**Source data:**
================================

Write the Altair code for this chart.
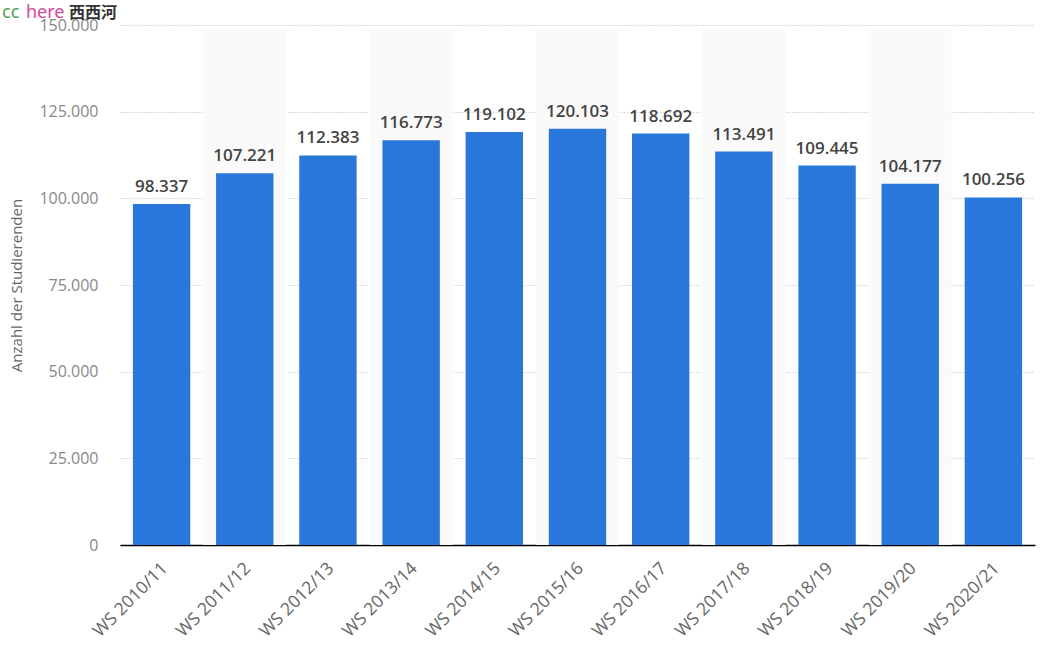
import altair as alt
import pandas as pd

semesters = ["WS 2010/11", "WS 2011/12", "WS 2012/13", "WS 2013/14", "WS 2014/15",
             "WS 2015/16", "WS 2016/17", "WS 2017/18", "WS 2018/19", "WS 2019/20", "WS 2020/21"]
students = [98337, 107221, 112383, 116773, 119102, 120103, 118692, 113491, 109445, 104177, 100256]

df = pd.DataFrame({"semester": semesters, "value": students, "idx": list(range(len(semesters)))})

FONT = "Open Sans"
PAD = 0.31

xenc = alt.X("semester:N", sort=semesters, title=None,
             scale=alt.Scale(paddingInner=PAD, paddingOuter=PAD / 2),
             axis=alt.Axis(labelAngle=-45, labelFontSize=17.5, labelColor="#666666",
                           labelFont=FONT, labelPadding=14, labelOffset=-3, ticks=False,
                           domainColor="#000000", domainWidth=1.5, grid=False))
yscale = alt.Scale(domain=[0, 150000], nice=False)
yenc = alt.Y("value:Q", title="Anzahl der Studierenden",
             scale=yscale,
             axis=alt.Axis(values=[0, 25000, 50000, 75000, 100000, 125000, 150000],
                           labelExpr="replace(format(datum.value, ',d'), ',', '.')",
                           labelFontSize=16, labelColor="#888888", labelFont=FONT,
                           labelPadding=22, ticks=False, domain=False,
                           grid=True, gridDash=[1, 2], gridColor="#bbbbbb", gridWidth=1,
                           titleFont=FONT, titleFontSize=15, titleColor="#666666",
                           titleFontWeight="normal", titlePadding=14))

base = alt.Chart(df)

bands = base.transform_filter("datum.idx % 2 == 1").mark_bar(
    color="#fafafa", width=alt.RelativeBandSize(1 / (1 - PAD))
).encode(x=xenc, y=alt.value(5), y2=alt.value(520))

bars = base.mark_bar(color="#2a77dc").encode(x=xenc, y=yenc)

labels = base.transform_calculate(
    lbl="replace(format(datum.value, ',d'), ',', '.')"
).mark_text(dy=-8, baseline="bottom", font=FONT, fontSize=17, fontWeight=600,
            color="#444444").encode(x=xenc, y=yenc, text="lbl:N")

wm1 = alt.Chart(pd.DataFrame({"t": ["cc"]})).mark_text(
    align="left", baseline="alphabetic", font="Noto Sans", fontSize=18, color="#4f9f55"
).encode(x=alt.value(-118), y=alt.value(-7), text="t:N")
wm2 = alt.Chart(pd.DataFrame({"t": ["here"]})).mark_text(
    align="left", baseline="alphabetic", font="Noto Sans", fontSize=18, color="#d6459a"
).encode(x=alt.value(-94), y=alt.value(-7), text="t:N")
wm3 = alt.Chart(pd.DataFrame({"t": ["西西河"]})).mark_text(
    align="left", baseline="alphabetic", font="Noto Sans CJK SC", fontSize=16,
    fontWeight="bold", color="#333333"
).encode(x=alt.value(-51), y=alt.value(-7), text="t:N")

chart = alt.layer(bands, bars, labels, wm1, wm2, wm3).properties(
    width=915, height=520,
    autosize=alt.AutoSizeParams(type="none"),
    padding={"left": 120, "top": 25, "right": 12, "bottom": 110},
).configure(background="#ffffff").configure_view(stroke=None)

chart.save("out.html", embed_options={"renderer": "svg", "actions": False})
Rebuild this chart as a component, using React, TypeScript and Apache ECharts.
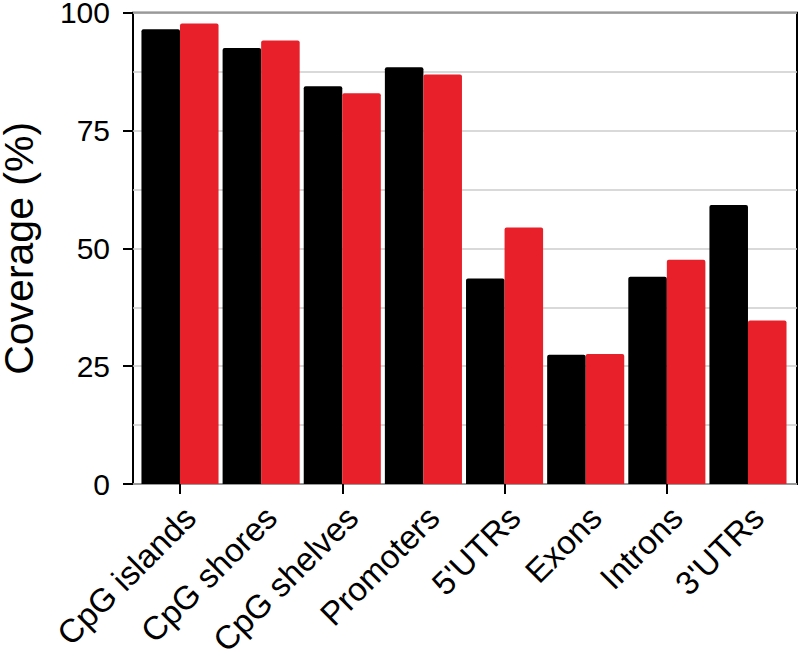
import React, { useEffect, useRef } from "react";
import * as echarts from "echarts";

const categories = ["CpG islands", "CpG shores", "CpG shelves", "Promoters", "5'UTRs", "Exons", "Introns", "3'UTRs"];
const blackValues = [96.5, 92.5, 84.4, 88.4, 43.6, 27.4, 44.0, 59.2];
const redValues = [97.7, 94.1, 82.9, 86.9, 54.4, 27.6, 47.6, 34.7];
const yTicks = [0, 25, 50, 75, 100];

const FONT = "Liberation Sans, Arial, Helvetica, sans-serif";

export default function App() {
  const ref = useRef<HTMLDivElement>(null);
  useEffect(() => {
    document.body.style.margin = "0";
    if (!ref.current) return;
    const chart = echarts.init(ref.current, undefined, { renderer: "svg" });
    const top = 12.7;
    const bottom = 656 - 484;
    const bandW = 81.14;
    const barsLeft = 180 - bandW / 2;
    const labelShift = 10;
    chart.setOption({
      animation: false,
      backgroundColor: "#ffffff",
      grid: [
        { left: 133, top, width: 664, bottom, outerBoundsMode: "none", containLabel: false, show: true, borderColor: "#000", borderWidth: 2, backgroundColor: "transparent" },
        { left: barsLeft, top, width: bandW * categories.length, bottom, outerBoundsMode: "none", containLabel: false },
        { left: barsLeft + labelShift, top, width: bandW * categories.length, bottom, outerBoundsMode: "none", containLabel: false },
      ],
      xAxis: [
        { type: "value", gridIndex: 0, min: 0, max: 1, show: false },
        {
          type: "category",
          gridIndex: 1,
          data: categories,
          axisLine: { show: false },
          axisTick: { show: true, alignWithLabel: true, length: 10, lineStyle: { color: "#000", width: 2 } },
          axisLabel: { show: false },
          splitLine: { show: false },
        },
        {
          type: "category",
          gridIndex: 2,
          data: categories,
          axisLine: { show: false },
          axisTick: { show: false },
          axisLabel: { rotate: 45, fontSize: 33, lineHeight: 28, color: "#000", fontFamily: FONT, margin: 28, interval: 0 },
          splitLine: { show: false },
        },
      ],
      yAxis: [
        {
          type: "value",
          gridIndex: 0,
          min: yTicks[0],
          max: yTicks[yTicks.length - 1],
          interval: 25,
          name: "Coverage (%)",
          nameLocation: "middle",
          nameGap: 97,
          nameTextStyle: { fontSize: 41, lineHeight: 34, color: "#000", fontFamily: FONT },
          axisLine: { show: false },
          axisTick: { show: true, length: 10, lineStyle: { color: "#000", width: 2 } },
          axisLabel: { fontSize: 30, lineHeight: 22, color: "#000", fontFamily: FONT, margin: 23 },
          splitLine: { show: true, lineStyle: { color: "#cccccc", width: 1.5 } },
          minorTick: { show: false, splitNumber: 2 },
          minorSplitLine: { show: true, lineStyle: { color: "#cccccc", width: 1.5 } },
        },
        { type: "value", gridIndex: 1, min: 0, max: 100, show: false },
        { type: "value", gridIndex: 2, min: 0, max: 100, show: false },
      ],
      series: [
        {
          type: "bar",
          xAxisIndex: 1,
          yAxisIndex: 1,
          data: blackValues,
          barGap: "0%",
          barCategoryGap: "5%",
          itemStyle: { color: "#000000", borderRadius: [2, 2, 0, 0] },
        },
        {
          type: "bar",
          xAxisIndex: 1,
          yAxisIndex: 1,
          data: redValues,
          barGap: "0%",
          barCategoryGap: "5%",
          itemStyle: { color: "#e8202a", borderRadius: [2, 2, 0, 0] },
        },
      ],
    });
    return () => chart.dispose();
  }, []);
  return <div ref={ref} style={{ width: 800, height: 656 }} />;
}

================================

**AIM:** Report all lines of the data that include the word "this".

**FINISHED ANSWER:**
Write the Altair code for this chart.
Rebuild this chart as a component, using React, TypeScript and Apache ECharts.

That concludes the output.